Preventing homelessness costs
Published: by Deborah Garvie
This post was co-authored by Deborah Garvie and Jenny Pennington
Last week, the Government announced that it would provide an additional £48m to English local authorities to fund the new burdens they will be under as a result of likely changes to homelessness legislation. We are looking into the numbers to see if they stack up. But we have initial concerns about the way the proposed funding will be withdrawn at the point it may be needed most.
As Shelter’s recent campaigns show, there is strong public demand for the Government to tackle the devastating homelessness crisis in England. One of the ways the Government has responded to this is by supporting Bob Blackman’s Homelessness Reduction Bill, which has its final reading in the Commons at the end of this week.
Shelter supports the Bill because it entitles all those who are eligible to some help when threatened with homelessness, rather than just those deemed ‘unintentionally homeless and in priority need’.
Importantly, it also aims to encourage councils to prevent homelessness by intervening early and taking a more humane approach to what people need, rather than checking if people meet criteria and providing assistance at the point of eviction when options are severely limited.
A similar approach was introduced in Wales in 2015. Our colleagues at Shelter Cymru have been very clear that the law change alone was not enough to achieve the necessary cultural shift. In Wales, the additional funding provided to councils (£5.6m the first year of 2015/16) has been instrumental in helping councils provide this more personalised service.
What funding is proposed in England?
Last week the Government announced that, if the law changes in England, councils will receive an additional £48m over the next three years to help them deliver this change. This is welcome, but is it enough for councils to deal with the growing numbers threatened with homelessness?
An immediate cause for concern is the way in which the proposed funding is to be introduced, and then quickly removed. We’re worried that its short term nature won’t grasp the challenge ahead.
What is the challenge between now and 2020?
Councils will receive the majority of this new funding – £35m – in 2017/18. This represents a significant increase on the £80m a year currently provided to councils to prevent homelessness (via un-ring-fenced Homelessness Prevention Grant). But councils will have many more people to assist, and additional statutory duties.
The funding then drops to £12m in 2018/19 and then to zero in 2019/20. This is despite the fact that all forms of homelessness have been rising since 2009/10, and there is no reason to think that fewer people will need help by 2020.
It is likely that homelessness will rise in the next few years. By far the largest cause of homelessness is people being unable to find somewhere else to live when their private tenancy ends. This isn’t going to go away as an issue. In fact, our analysis shows that by 2020, four-fifths of local authority areas will be unaffordable to people claiming housing benefit. This suggests that more people will be coming through the doors of councils, not fewer.

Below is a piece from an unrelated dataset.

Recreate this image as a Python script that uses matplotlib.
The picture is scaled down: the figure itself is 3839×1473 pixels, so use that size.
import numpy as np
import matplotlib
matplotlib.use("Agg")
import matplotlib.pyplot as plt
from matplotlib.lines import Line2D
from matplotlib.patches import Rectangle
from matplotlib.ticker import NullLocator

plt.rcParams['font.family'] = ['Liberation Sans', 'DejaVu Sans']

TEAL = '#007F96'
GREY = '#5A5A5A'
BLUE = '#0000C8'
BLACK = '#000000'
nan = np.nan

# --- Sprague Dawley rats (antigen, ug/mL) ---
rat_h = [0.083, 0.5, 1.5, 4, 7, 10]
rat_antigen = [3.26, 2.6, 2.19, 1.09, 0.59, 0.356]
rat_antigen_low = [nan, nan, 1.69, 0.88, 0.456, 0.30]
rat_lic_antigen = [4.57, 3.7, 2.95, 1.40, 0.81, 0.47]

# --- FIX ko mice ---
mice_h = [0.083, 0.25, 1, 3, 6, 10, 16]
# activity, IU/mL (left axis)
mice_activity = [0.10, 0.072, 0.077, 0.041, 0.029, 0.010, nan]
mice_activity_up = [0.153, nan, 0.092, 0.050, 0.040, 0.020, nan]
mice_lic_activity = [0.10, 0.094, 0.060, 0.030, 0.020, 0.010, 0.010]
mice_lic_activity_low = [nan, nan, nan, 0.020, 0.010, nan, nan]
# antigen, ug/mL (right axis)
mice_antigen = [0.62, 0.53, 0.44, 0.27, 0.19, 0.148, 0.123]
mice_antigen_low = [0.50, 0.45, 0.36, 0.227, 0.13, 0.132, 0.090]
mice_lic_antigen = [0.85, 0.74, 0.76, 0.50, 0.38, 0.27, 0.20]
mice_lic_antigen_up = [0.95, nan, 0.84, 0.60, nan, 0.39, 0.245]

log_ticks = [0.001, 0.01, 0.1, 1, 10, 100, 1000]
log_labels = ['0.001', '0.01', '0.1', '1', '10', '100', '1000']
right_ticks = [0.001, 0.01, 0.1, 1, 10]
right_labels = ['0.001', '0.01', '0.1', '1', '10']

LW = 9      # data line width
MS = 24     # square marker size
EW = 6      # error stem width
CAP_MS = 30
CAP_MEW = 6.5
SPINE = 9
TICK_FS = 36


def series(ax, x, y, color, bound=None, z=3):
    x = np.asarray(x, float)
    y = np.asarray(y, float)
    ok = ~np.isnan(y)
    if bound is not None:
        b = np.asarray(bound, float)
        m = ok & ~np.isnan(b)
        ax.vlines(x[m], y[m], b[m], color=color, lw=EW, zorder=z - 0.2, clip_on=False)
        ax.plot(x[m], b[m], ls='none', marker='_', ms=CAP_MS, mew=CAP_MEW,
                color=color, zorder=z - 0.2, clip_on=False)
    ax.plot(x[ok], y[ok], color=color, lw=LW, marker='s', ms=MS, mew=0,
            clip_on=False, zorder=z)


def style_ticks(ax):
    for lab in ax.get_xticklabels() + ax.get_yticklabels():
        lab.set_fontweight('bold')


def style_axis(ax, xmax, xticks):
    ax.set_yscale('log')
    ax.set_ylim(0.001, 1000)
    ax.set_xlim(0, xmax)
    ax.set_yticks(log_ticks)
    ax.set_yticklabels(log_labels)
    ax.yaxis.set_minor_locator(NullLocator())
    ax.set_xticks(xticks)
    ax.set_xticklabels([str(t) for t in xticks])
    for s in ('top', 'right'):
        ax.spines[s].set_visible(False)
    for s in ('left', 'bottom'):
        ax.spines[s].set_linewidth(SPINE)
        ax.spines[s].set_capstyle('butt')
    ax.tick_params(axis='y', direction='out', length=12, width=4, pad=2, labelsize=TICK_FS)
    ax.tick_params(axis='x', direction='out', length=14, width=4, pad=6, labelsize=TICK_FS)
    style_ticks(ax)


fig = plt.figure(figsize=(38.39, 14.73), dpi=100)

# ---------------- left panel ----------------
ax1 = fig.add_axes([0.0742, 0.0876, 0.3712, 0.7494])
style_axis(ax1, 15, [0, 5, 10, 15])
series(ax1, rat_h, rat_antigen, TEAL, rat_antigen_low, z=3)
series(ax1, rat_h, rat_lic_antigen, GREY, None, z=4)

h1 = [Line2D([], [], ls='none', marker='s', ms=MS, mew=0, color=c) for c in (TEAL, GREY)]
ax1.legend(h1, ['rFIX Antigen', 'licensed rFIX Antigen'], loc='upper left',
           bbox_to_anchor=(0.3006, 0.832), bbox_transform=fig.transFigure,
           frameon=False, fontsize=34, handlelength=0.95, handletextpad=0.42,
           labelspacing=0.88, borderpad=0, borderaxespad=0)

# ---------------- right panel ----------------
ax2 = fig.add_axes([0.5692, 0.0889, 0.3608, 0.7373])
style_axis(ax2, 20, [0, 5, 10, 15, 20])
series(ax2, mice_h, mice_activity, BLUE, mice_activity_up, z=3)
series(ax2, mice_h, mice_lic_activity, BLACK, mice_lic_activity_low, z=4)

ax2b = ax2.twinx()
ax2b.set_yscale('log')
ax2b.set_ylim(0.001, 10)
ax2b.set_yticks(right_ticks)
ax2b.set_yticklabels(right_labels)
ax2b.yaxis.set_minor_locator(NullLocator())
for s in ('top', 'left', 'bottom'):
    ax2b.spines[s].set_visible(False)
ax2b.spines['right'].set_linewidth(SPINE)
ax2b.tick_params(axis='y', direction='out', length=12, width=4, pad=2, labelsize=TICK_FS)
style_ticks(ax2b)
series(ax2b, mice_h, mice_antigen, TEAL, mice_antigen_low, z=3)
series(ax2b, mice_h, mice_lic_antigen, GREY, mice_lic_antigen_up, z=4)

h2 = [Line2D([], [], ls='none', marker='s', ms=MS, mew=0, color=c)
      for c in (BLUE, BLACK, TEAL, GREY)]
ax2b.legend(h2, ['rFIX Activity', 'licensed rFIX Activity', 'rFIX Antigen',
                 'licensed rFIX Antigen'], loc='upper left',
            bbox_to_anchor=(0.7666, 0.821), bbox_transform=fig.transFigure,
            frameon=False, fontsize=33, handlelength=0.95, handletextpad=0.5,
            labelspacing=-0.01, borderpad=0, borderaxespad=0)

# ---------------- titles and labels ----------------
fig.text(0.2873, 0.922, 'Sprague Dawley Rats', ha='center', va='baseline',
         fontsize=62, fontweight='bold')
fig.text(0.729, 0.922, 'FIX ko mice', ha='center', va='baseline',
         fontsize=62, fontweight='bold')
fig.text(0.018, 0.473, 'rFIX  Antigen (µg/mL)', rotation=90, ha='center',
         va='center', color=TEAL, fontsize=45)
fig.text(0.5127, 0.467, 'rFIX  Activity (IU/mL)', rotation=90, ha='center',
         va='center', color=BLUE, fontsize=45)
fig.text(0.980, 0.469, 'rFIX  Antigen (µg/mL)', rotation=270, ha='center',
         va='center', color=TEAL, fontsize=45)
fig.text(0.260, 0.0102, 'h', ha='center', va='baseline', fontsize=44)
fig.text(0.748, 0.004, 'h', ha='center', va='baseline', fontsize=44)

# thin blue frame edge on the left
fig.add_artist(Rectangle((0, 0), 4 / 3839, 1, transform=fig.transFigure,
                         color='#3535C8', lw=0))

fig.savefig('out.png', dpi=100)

In addition, this funding arrangement does not seem to recognise how the new support will work, and why ongoing funding is needed to keep it working. The way that most homelessness has been prevented in Wales is by finding households somewhere else to live. Under the terms of the English legislation, this could be via a six-month tenancy. At the end of this six-month period, families may well need further help to avoid homelessness again. Within our broken housing market, it is quite possible that those helped in 2017/18, may have to return for further help a year or so later.

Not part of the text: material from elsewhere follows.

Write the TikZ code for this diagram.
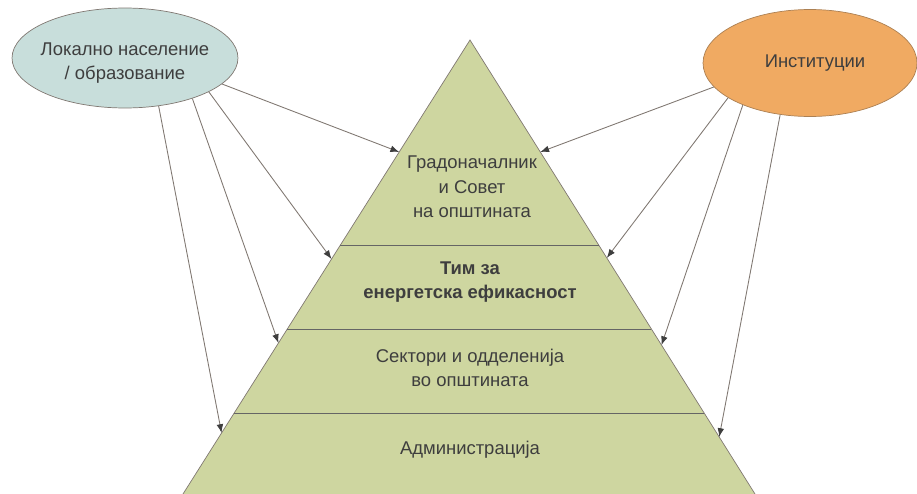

So we are facing a situation where by 2020, the pool of affordable homes will be smaller, benefit cuts will be deeper and some of those already helped will be again be threatened with repeat homelessness. But by then, the funding available to respond to all this will be gone. In contrast, the Welsh Government followed up its initial £5.6m funding with £3m in the second year and £2.8m in the third year (2017/18).
What needs to be done?
We’ve always said that no amount of legislation is going to reduce homelessness if there aren’t the stable, affordable family homes to help people into. To help councils deal with this crisis in the long-term the Government must commit to building homes that people on lower incomes can actually afford to live in.

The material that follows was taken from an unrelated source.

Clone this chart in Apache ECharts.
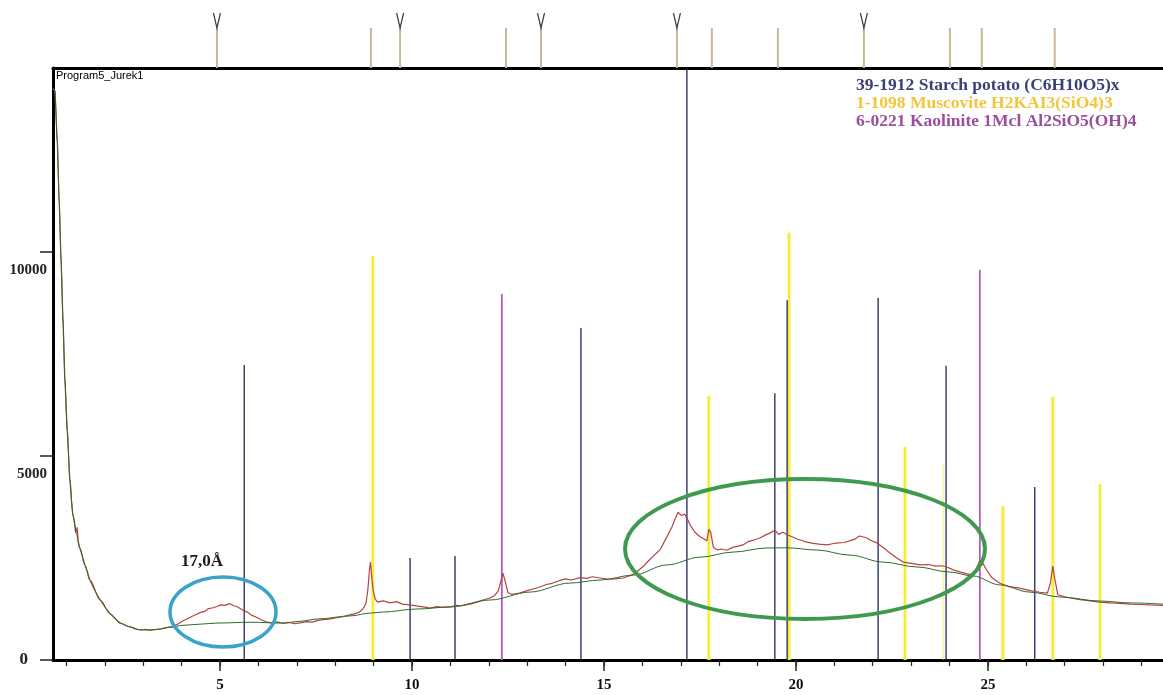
<!DOCTYPE html>
<html><head><meta charset="utf-8">
<script src="https://cdn.jsdelivr.net/npm/echarts@6/dist/echarts.min.js"></script>
<style>html,body{margin:0;padding:0;background:#fff}#c{width:1163px;height:695px}</style>
</head><body><div id="c"></div>
<script>
// ---- data (2-theta in degrees, intensity in counts) ----
const measured = [[0.65,14010],[0.70,13950],[0.76,12740],[0.81,11270],[0.86,9800],[0.91,8330],[0.96,6860],[1.02,5640],[1.09,4410],[1.13,3900],[1.17,3550],[1.21,3380],[1.25,3120],[1.28,3250],[1.31,2900],[1.35,2740],[1.41,2560],[1.48,2330],[1.55,2150],[1.61,1960],[1.70,1780],[1.80,1600],[1.88,1470],[2.00,1300],[2.14,1130],[2.27,1010],[2.40,905],[2.53,850],[2.66,810],[2.79,760],[2.92,735],[3.05,750],[3.18,730],[3.31,745],[3.44,760],[3.57,790],[3.70,810],[3.80,840],[3.90,880],[4.04,960],[4.15,1010],[4.25,1060],[4.36,1110],[4.48,1160],[4.60,1190],[4.70,1260],[4.82,1280],[4.92,1310],[5.02,1350],[5.12,1340],[5.26,1380],[5.36,1330],[5.46,1300],[5.60,1220],[5.70,1180],[5.82,1100],[5.96,1040],[6.08,980],[6.22,930],[6.35,910],[6.50,930],[6.64,900],[6.80,920],[6.95,890],[7.08,910],[7.25,940],[7.40,930],[7.55,970],[7.68,990],[7.85,1000],[8.00,1030],[8.20,1060],[8.35,1100],[8.50,1130],[8.62,1170],[8.72,1250],[8.80,1380],[8.85,1715],[8.89,2200],[8.92,2400],[8.95,2050],[8.99,1700],[9.04,1500],[9.10,1420],[9.25,1450],[9.43,1400],[9.60,1430],[9.75,1370],[9.95,1350],[10.15,1320],[10.30,1300],[10.47,1270],[10.65,1310],[10.80,1290],[10.99,1300],[11.15,1340],[11.30,1330],[11.51,1370],[11.70,1420],[11.85,1470],[12.03,1520],[12.15,1580],[12.25,1700],[12.32,1950],[12.37,2130],[12.42,1950],[12.50,1650],[12.60,1610],[12.81,1640],[13.00,1700],[13.15,1740],[13.33,1790],[13.50,1850],[13.65,1880],[13.85,1950],[14.00,1990],[14.15,1960],[14.38,2020],[14.55,2000],[14.70,2040],[14.90,2010],[15.10,1980],[15.29,1990],[15.50,2010],[15.65,2060],[15.76,2100],[15.90,2200],[16.02,2290],[16.15,2420],[16.30,2560],[16.46,2700],[16.60,2950],[16.77,3260],[16.85,3450],[16.93,3620],[17.02,3540],[17.10,3580],[17.16,3480],[17.25,3300],[17.37,3130],[17.50,3020],[17.62,2960],[17.68,2920],[17.73,3200],[17.78,3130],[17.85,2760],[17.95,2700],[18.05,2720],[18.20,2690],[18.35,2760],[18.50,2790],[18.62,2820],[18.75,2900],[18.90,2940],[19.06,2990],[19.20,3060],[19.32,3110],[19.45,3180],[19.55,3080],[19.66,3130],[19.77,3070],[19.90,3020],[20.05,2960],[20.15,2930],[20.29,2890],[20.45,2860],[20.60,2840],[20.81,2820],[20.95,2850],[21.10,2870],[21.25,2880],[21.40,2920],[21.55,2970],[21.65,3040],[21.74,3020],[21.85,2990],[21.95,2930],[22.11,2870],[22.30,2740],[22.45,2620],[22.60,2520],[22.79,2400],[23.00,2370],[23.23,2330],[23.45,2340],[23.65,2300],[23.80,2310],[23.93,2280],[24.10,2210],[24.27,2160],[24.45,2110],[24.61,2080],[24.70,2250],[24.79,2440],[24.88,2350],[24.97,2200],[25.10,2020],[25.31,1880],[25.55,1800],[25.83,1760],[26.10,1700],[26.35,1660],[26.55,1640],[26.63,1900],[26.69,2300],[26.74,2000],[26.82,1600],[27.00,1550],[27.14,1520],[27.40,1480],[27.66,1450],[27.90,1420],[28.18,1400],[28.45,1390],[28.70,1370],[28.95,1360],[29.22,1350],[29.56,1340]];

const background = [[0.65,14010],[0.70,13950],[0.76,12740],[0.81,11270],[0.86,9800],[0.91,8330],[0.96,6860],[1.02,5640],[1.09,4410],[1.17,3550],[1.25,3110],[1.35,2740],[1.48,2330],[1.61,1960],[1.88,1470],[2.14,1130],[2.40,905],[2.66,810],[2.92,740],[3.18,735],[3.44,760],[3.70,800],[4.04,850],[4.50,880],[4.92,905],[5.78,925],[6.64,905],[7.10,950],[7.53,1005],[8.39,1080],[8.91,1150],[9.24,1175],[10.13,1250],[10.99,1300],[12.03,1470],[13.07,1665],[14.11,1885],[14.90,1960],[15.76,2080],[16.64,2330],[17.50,2520],[18.36,2645],[19.24,2745],[19.77,2750],[20.55,2695],[21.41,2570],[22.27,2400],[23.15,2280],[24.01,2155],[24.61,2060],[25.31,1840],[26.09,1665],[26.88,1545],[27.92,1445],[28.70,1400],[29.56,1370]];

const starchLines = [[5.63,7230],[9.95,2500],[11.12,2550],[14.40,8140],[17.16,14500],[19.45,6540],[19.77,8820],[22.14,8870],[23.91,7210],[26.22,4240]];
const muscoviteLines = [[8.98,9900],[17.73,6470],[19.82,10470],[22.84,5220],[25.39,3770],[26.69,6450],[27.92,4310]];
const muscoviteFaint = [[23.84,4800]];
const kaoliniteLines = [[12.34,8970],[24.79,9560]];

const peakMarks = [4.92, 8.93, 9.69, 12.45, 13.36, 16.90, 17.81, 19.53, 21.77, 24.01, 24.84, 26.74];
const flaggedMarks = [4.92, 9.69, 13.36, 16.90, 21.77];

const xLabels = [5, 10, 15, 20, 25];
const xMinorTicks = [1,2,3,4,5,6,7,8,9,10,11,12,13,14,15,16,17,18,19,20,21,22,23,24,25,26,27,28,29];
const yTicks = [0, 5000, 10000];

const legendTexts = ['39-1912 Starch potato (C6H10O5)x', '1-1098 Muscovite H2KAI3(SiO4)3', '6-0221 Kaolinite 1Mcl Al2SiO5(OH)4'];
const legendColors = ['#3b3f7a', '#f2c63c', '#9a4f9c'];
const plotTitle = 'Program5_Jurek1';
const annotation = '17,0Å';

const X_MIN = 0.65, X_MAX = 29.56, Y_MAX = 14510;

// ---- chart ----
const chart = echarts.init(document.getElementById('c'), null, {renderer: 'canvas'});

function refLine(color, width, glow) {
  return function (params, api) {
    const p0 = api.coord([api.value(0), 0]);
    const p1 = api.coord([api.value(0), api.value(1)]);
    const children = [];
    if (glow) {
      children.push({type: 'line', shape: {x1: p0[0], y1: p0[1], x2: p1[0], y2: p1[1]},
        style: {stroke: glow, lineWidth: width + 3, opacity: 0.35}});
    }
    children.push({type: 'line', shape: {x1: p0[0], y1: p0[1], x2: p1[0], y2: p1[1]},
      style: {stroke: color, lineWidth: width}});
    return {type: 'group', children: children};
  };
}

const serif = '"Liberation Serif", "DejaVu Serif", serif';

const option = {
  animation: false,
  backgroundColor: '#ffffff',
  grid: [
    {left: 53, right: 0, top: 68, bottom: 35},
    {left: 53, right: 0, top: 13, height: 55}
  ],
  xAxis: [
    {gridIndex: 0, type: 'value', min: X_MIN, max: X_MAX, position: 'bottom',
      axisLine: {show: true, lineStyle: {color: '#000', width: 3}},
      axisTick: {show: true, customValues: xLabels, length: 11, lineStyle: {color: '#222', width: 1.5}},
      axisLabel: {show: true, customValues: xLabels, margin: 18, color: '#111',
        fontFamily: serif, fontWeight: 'bold', fontSize: 15},
      splitLine: {show: false}},
    {gridIndex: 0, type: 'value', min: X_MIN, max: X_MAX, position: 'bottom',
      axisLine: {show: false},
      axisTick: {show: true, customValues: xMinorTicks, length: 6, lineStyle: {color: '#222', width: 1.2}},
      axisLabel: {show: false}, splitLine: {show: false}},
    {gridIndex: 1, type: 'value', min: X_MIN, max: X_MAX, position: 'bottom',
      axisLine: {show: true, lineStyle: {color: '#000', width: 3}},
      axisTick: {show: false}, axisLabel: {show: false}, splitLine: {show: false}}
  ],
  yAxis: [
    {gridIndex: 0, type: 'value', min: 0, max: Y_MAX,
      axisLine: {show: true, lineStyle: {color: '#000', width: 3}},
      axisTick: {show: true, customValues: yTicks, length: 13, lineStyle: {color: '#222', width: 1.5}},
      axisLabel: {show: true, customValues: yTicks, margin: 6,
        formatter: function (v) { return v === 0 ? '{z|0}' : '{n|' + v + '}'; },
        rich: {
          n: {fontFamily: serif, fontWeight: 'bold', fontSize: 15, color: '#222', padding: [36, 0, 0, 0]},
          z: {fontFamily: serif, fontWeight: 'bold', fontSize: 17, color: '#222', padding: [0, 19, 0, 0]}
        }},
      splitLine: {show: false}},
    {gridIndex: 1, type: 'value', min: 0, max: 55, show: false}
  ],
  series: [
    {type: 'custom', name: 'muscovite-faint', xAxisIndex: 0, yAxisIndex: 0, z: 1,
      renderItem: refLine('rgba(240,230,80,0.45)', 2, null), data: muscoviteFaint},
    {type: 'custom', name: 'muscovite', xAxisIndex: 0, yAxisIndex: 0, z: 1,
      renderItem: refLine('#f3ec3a', 2.5, '#f8f4a0'), data: muscoviteLines},
    {type: 'custom', name: 'kaolinite', xAxisIndex: 0, yAxisIndex: 0, z: 1,
      renderItem: refLine('#b35cba', 1.8, null), data: kaoliniteLines},
    {type: 'custom', name: 'starch', xAxisIndex: 0, yAxisIndex: 0, z: 2,
      renderItem: refLine('#22225c', 1.3, null), data: starchLines},
    {type: 'line', name: 'measured', xAxisIndex: 0, yAxisIndex: 0, z: 3,
      data: measured, showSymbol: false, symbol: 'none',
      lineStyle: {color: '#b4443f', width: 1.2}},
    {type: 'line', name: 'background', xAxisIndex: 0, yAxisIndex: 0, z: 4,
      data: background, showSymbol: false, symbol: 'none', smooth: 0.35, smoothMonotone: 'x',
      lineStyle: {color: '#2f6a2c', width: 1}},
    {type: 'custom', name: 'marks', xAxisIndex: 2, yAxisIndex: 1, z: 2,
      renderItem: function (params, api) {
        const p0 = api.coord([api.value(0), 0]);
        const p1 = api.coord([api.value(0), 40]);
        return {type: 'line', shape: {x1: p0[0], y1: p0[1], x2: p1[0], y2: p1[1]},
          style: {stroke: '#c8b894', lineWidth: 2}};
      },
      data: peakMarks.map(function (v) { return [v]; })},
    {type: 'custom', name: 'flags', xAxisIndex: 2, yAxisIndex: 1, z: 3,
      renderItem: function (params, api) {
        const b = api.coord([api.value(0), 40]);
        const t = api.coord([api.value(0), 55]);
        return {type: 'polyline', shape: {points: [[b[0] - 3.5, t[1]], [b[0], b[1]], [b[0] + 3.5, t[1]]]},
          style: {stroke: '#3c3c3c', lineWidth: 1.2, fill: null}};
      },
      data: flaggedMarks.map(function (v) { return [v]; })}
  ],
  graphic: [
    {type: 'text', left: 56, top: 70, z: 10,
      style: {text: plotTitle, font: '11px "Liberation Sans", Arial, sans-serif', fill: '#000'}},
    {type: 'text', left: 856, top: 76, z: 10,
      style: {text: legendTexts[0], font: 'bold 17.5px ' + serif, fill: legendColors[0]}},
    {type: 'text', left: 856, top: 94, z: 10,
      style: {text: legendTexts[1], font: 'bold 17.5px ' + serif, fill: legendColors[1]}},
    {type: 'text', left: 856, top: 112, z: 10,
      style: {text: legendTexts[2], font: 'bold 17.5px ' + serif, fill: legendColors[2]}},
    {type: 'text', left: 181, top: 553, z: 10,
      style: {text: annotation, font: 'bold 17px ' + serif, fill: '#1a1a1a'}},
    {type: 'ellipse', z: 10, shape: {cx: 223, cy: 612, rx: 53, ry: 35},
      style: {fill: null, stroke: '#3aa3c9', lineWidth: 3.5}},
    {type: 'ellipse', z: 10, shape: {cx: 805, cy: 549, rx: 180, ry: 70},
      style: {fill: null, stroke: '#3f9a4f', lineWidth: 4}}
  ]
};
chart.setOption(option);
</script>
</body></html>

But if this Bill is going to start to address the problems we face right now, then councils will need to be able to respond – whether this is by helping people overcome affordability problems in their current home, incentivising landlords to accommodate people in a tough rental market or covering increasing rents and costs. For this, councils need meaningful financial resources.
Councils will also need the staff to spend time with people to ensure a more personalised approach, help people find landlords willing to house them and work closely with other agencies, such as health and social services to strategically prevent the threat of homelessness.
We support the call of the Local Government Association for the Government to commit a review of the Bill’s impact two years after implementation, to assess whether the legislation and implementation funding is delivering on its ambition to improve services, options and outcomes for people threatened with homelessness.